DATASET EXCERPT:
..............................
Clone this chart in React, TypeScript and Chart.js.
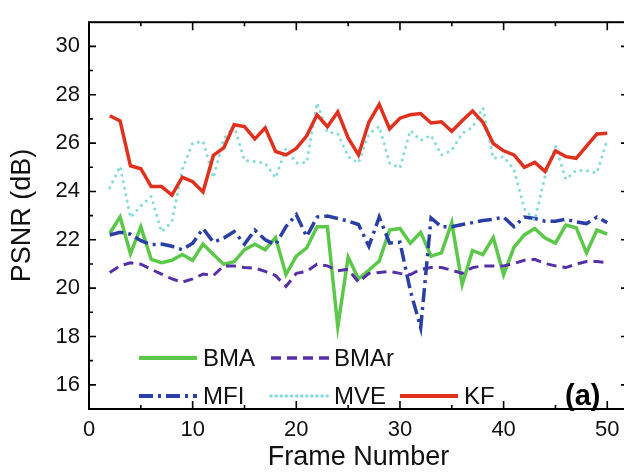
import React, { useEffect, useRef } from "react";
import { Chart, registerables } from "chart.js";
Chart.register(...registerables);

const frames = [2, 3, 4, 5, 6, 7, 8, 9, 10, 11, 12, 13, 14, 15, 16, 17, 18, 19, 20, 21, 22, 23, 24, 25, 26, 27, 28, 29, 30, 31, 32, 33, 34, 35, 36, 37, 38, 39, 40, 41, 42, 43, 44, 45, 46, 47, 48, 49, 50];

const bma = [22.27, 22.94, 21.42, 22.54, 21.19, 21.05, 21.15, 21.39, 21.15, 21.82, 21.39, 20.99, 21.09, 21.59, 21.82, 21.59, 22.09, 20.56, 21.32, 21.66, 22.54, 22.54, 18.4, 21.28, 20.38, 20.74, 21.12, 22.4, 22.47, 21.86, 22.31, 21.32, 21.46, 22.71, 20.15, 21.55, 21.39, 22.09, 20.56, 21.69, 22.2, 22.47, 22.07, 21.86, 22.61, 22.5, 21.46, 22.4, 22.23];

const bmar = [20.65, 20.92, 21.05, 20.99, 20.78, 20.58, 20.38, 20.25, 20.38, 20.58, 20.52, 20.92, 20.92, 20.85, 20.83, 20.69, 20.52, 20.07, 20.61, 20.69, 20.99, 20.92, 20.72, 20.78, 20.25, 20.61, 20.65, 20.69, 20.61, 20.56, 20.78, 20.85, 20.85, 20.74, 20.61, 20.85, 20.92, 20.92, 20.92, 21.02, 21.15, 21.19, 21.02, 20.92, 20.85, 20.99, 21.1, 21.1, 21.05];

const mfi = [22.2, 22.31, 22.23, 21.96, 21.8, 21.82, 21.73, 21.59, 21.86, 22.47, 21.9, 22.07, 22.34, 21.82, 22.4, 22.0, 21.8, 22.54, 23.04, 22.13, 22.94, 22.98, 22.88, 22.77, 22.63, 21.73, 22.94, 21.86, 21.9, 19.9, 18.36, 22.9, 22.54, 22.54, 22.63, 22.71, 22.8, 22.85, 22.94, 22.54, 22.94, 22.88, 22.77, 22.77, 22.85, 22.74, 22.67, 22.94, 22.71];

const mve = [24.15, 25.04, 22.92, 23.4, 23.79, 22.33, 22.75, 24.92, 26.0, 26.07, 24.56, 26.18, 26.7, 25.28, 25.23, 25.17, 24.56, 25.78, 25.17, 25.2, 27.66, 26.45, 26.4, 25.44, 25.17, 26.38, 26.69, 25.17, 24.97, 26.52, 26.11, 26.32, 25.51, 25.7, 26.4, 26.65, 27.46, 25.37, 25.44, 24.9, 23.28, 22.8, 24.63, 25.87, 24.5, 24.87, 24.86, 24.76, 26.14];

const kf = [27.13, 26.92, 25.06, 24.94, 24.2, 24.2, 23.85, 24.59, 24.4, 23.98, 25.49, 25.8, 26.76, 26.68, 26.17, 26.63, 25.65, 25.51, 25.78, 26.3, 27.17, 26.68, 27.29, 26.21, 25.51, 26.86, 27.6, 26.59, 27.03, 27.17, 27.22, 26.83, 26.88, 26.49, 26.92, 27.33, 26.86, 25.98, 25.68, 25.51, 25.0, 25.2, 24.83, 25.68, 25.44, 25.37, 25.87, 26.38, 26.41];

const xTickValues = [0, 10, 20, 30, 40, 50];
const xMinorValues = [5, 15, 25, 35, 45];
const yTickValues = [16, 18, 20, 22, 24, 26, 28, 30];
const yMinorValues = [17, 19, 21, 23, 25, 27, 29];

const FONT = "'Liberation Sans', Arial, Helvetica, sans-serif";

const seriesStyles = [
  { label: "BMA", data: bma, color: "#5cc84a", width: 3.5, dash: [] as number[], cap: "butt" },
  { label: "BMAr", data: bmar, color: "#5630a8", width: 3, dash: [10, 6], cap: "butt" },
  { label: "MFI", data: mfi, color: "#2a3fa6", width: 3.5, dash: [14, 5, 3, 5], cap: "butt" },
  { label: "MVE", data: mve, color: "#86dcd8", width: 3, dash: [0.1, 6.5], cap: "round" },
  { label: "KF", data: kf, color: "#e0301e", width: 3.5, dash: [] as number[], cap: "butt" },
];

const legendItems = [
  { idx: 0, x1: 139, x2: 197, tx: 203, y: 358 },
  { idx: 1, x1: 271, x2: 329, tx: 334, y: 358 },
  { idx: 2, x1: 139, x2: 197, tx: 203, y: 396 },
  { idx: 3, x1: 271, x2: 329, tx: 334, y: 396 },
  { idx: 4, x1: 400, x2: 458, tx: 464, y: 396 },
];

const framePlugin = {
  id: "frameAndLegend",
  afterDatasetsDraw(chart: any) {
    const { ctx, chartArea, scales } = chart;
    const { left, right, top, bottom } = chartArea;
    ctx.save();
    ctx.strokeStyle = "#000";
    ctx.lineWidth = 2;
    ctx.setLineDash([]);
    ctx.strokeRect(left, top, right - left, bottom - top);
    ctx.lineWidth = 1.6;
    const drawX = (vals: number[], len: number) => {
      vals.forEach((v) => {
        const px = scales.x.getPixelForValue(v);
        ctx.beginPath();
        ctx.moveTo(px, bottom);
        ctx.lineTo(px, bottom - len);
        ctx.moveTo(px, top);
        ctx.lineTo(px, top + len);
        ctx.stroke();
      });
    };
    const drawY = (vals: number[], len: number) => {
      vals.forEach((v) => {
        const py = scales.y.getPixelForValue(v);
        ctx.beginPath();
        ctx.moveTo(left, py);
        ctx.lineTo(left + len, py);
        ctx.moveTo(right, py);
        ctx.lineTo(right - len, py);
        ctx.stroke();
      });
    };
    drawX(xTickValues, 8);
    drawX(xMinorValues, 4);
    drawY(yTickValues, 7);
    drawY(yMinorValues, 4);

    legendItems.forEach((it) => {
      const s = seriesStyles[it.idx];
      ctx.beginPath();
      ctx.strokeStyle = s.color;
      ctx.lineWidth = s.width + 0.5;
      ctx.lineCap = s.cap as CanvasLineCap;
      ctx.setLineDash(it.idx === 3 ? [0.1, 5] : s.dash);
      ctx.moveTo(it.x1, it.y);
      ctx.lineTo(it.x2, it.y);
      ctx.stroke();
      ctx.setLineDash([]);
      ctx.lineCap = "butt";
      ctx.fillStyle = "#111";
      ctx.font = `24px ${FONT}`;
      ctx.textAlign = "left";
      ctx.textBaseline = "middle";
      ctx.fillText(s.label, it.tx, it.y + 1);
    });
    ctx.font = `bold 29px ${FONT}`;
    ctx.fillStyle = "#000";
    ctx.textAlign = "left";
    ctx.textBaseline = "middle";
    ctx.fillText("(a)", 565, 397);
    ctx.restore();
  },
};

export default function App() {
  const ref = useRef<HTMLCanvasElement | null>(null);
  useEffect(() => {
    if (!ref.current) return;
    const datasets = seriesStyles.map((s, i) => ({
      label: s.label,
      data: frames.map((f, j) => ({ x: f, y: s.data[j] })),
      borderColor: s.color,
      backgroundColor: s.color,
      borderWidth: s.width,
      borderDash: s.dash,
      borderCapStyle: s.cap,
      borderJoinStyle: "miter",
      pointRadius: 0,
      tension: 0,
      fill: false,
      order: 5 - i,
    }));
    const chart = new Chart(ref.current, {
      type: "line",
      data: { datasets: datasets as any },
      options: {
        animation: false,
        responsive: false,
        layout: { padding: { left: 0, top: 13, right: 12, bottom: 0 } },
        plugins: { legend: { display: false }, tooltip: { enabled: false } },
        scales: {
          x: {
            type: "linear",
            min: 0,
            max: 52,
            afterBuildTicks: (s: any) => {
              s.ticks = xTickValues.map((v) => ({ value: v }));
            },
            afterFit: (s: any) => {
              s.height = 65;
            },
            grid: { display: false, drawTicks: false },
            border: { display: false },
            ticks: {
              color: "#111",
              font: { family: FONT, size: 22 },
              padding: 8,
              maxRotation: 0,
              autoSkip: false,
            },
            title: {
              display: true,
              text: "Frame Number",
              color: "#111",
              font: { family: FONT, size: 27 },
              padding: { top: 0, bottom: 0 },
            },
          },
          y: {
            type: "linear",
            min: 15,
            max: 31,
            afterBuildTicks: (s: any) => {
              s.ticks = yTickValues.map((v) => ({ value: v }));
            },
            afterFit: (s: any) => {
              s.width = 89;
            },
            grid: { display: false, drawTicks: false },
            border: { display: false },
            ticks: {
              color: "#111",
              font: { family: FONT, size: 22 },
              padding: 9,
              autoSkip: false,
            },
            title: {
              display: true,
              text: "PSNR (dB)",
              color: "#111",
              font: { family: FONT, size: 27 },
              padding: { top: 6, bottom: 0 },
            },
          },
        },
      },
      plugins: [framePlugin],
    });
    return () => chart.destroy();
  }, []);
  return (
    <div
      style={{
        position: "fixed",
        left: 0,
        top: 0,
        width: 624,
        height: 474,
        overflow: "hidden",
        background: "#fff",
      }}
    >
      <canvas ref={ref} width={640} height={474} style={{ display: "block" }} />
    </div>
  );
}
..............................
GIVEN TASK: Only the lines from the start of the material through the line containing "48, 49, 50];" should be transcribed. Pictures stay out.

THE SOLUTION:
Clone this chart in React, TypeScript and Chart.js.
import React, { useEffect, useRef } from "react";
import { Chart, registerables } from "chart.js";
Chart.register(...registerables);

const frames = [2, 3, 4, 5, 6, 7, 8, 9, 10, 11, 12, 13, 14, 15, 16, 17, 18, 19, 20, 21, 22, 23, 24, 25, 26, 27, 28, 29, 30, 31, 32, 33, 34, 35, 36, 37, 38, 39, 40, 41, 42, 43, 44, 45, 46, 47, 48, 49, 50];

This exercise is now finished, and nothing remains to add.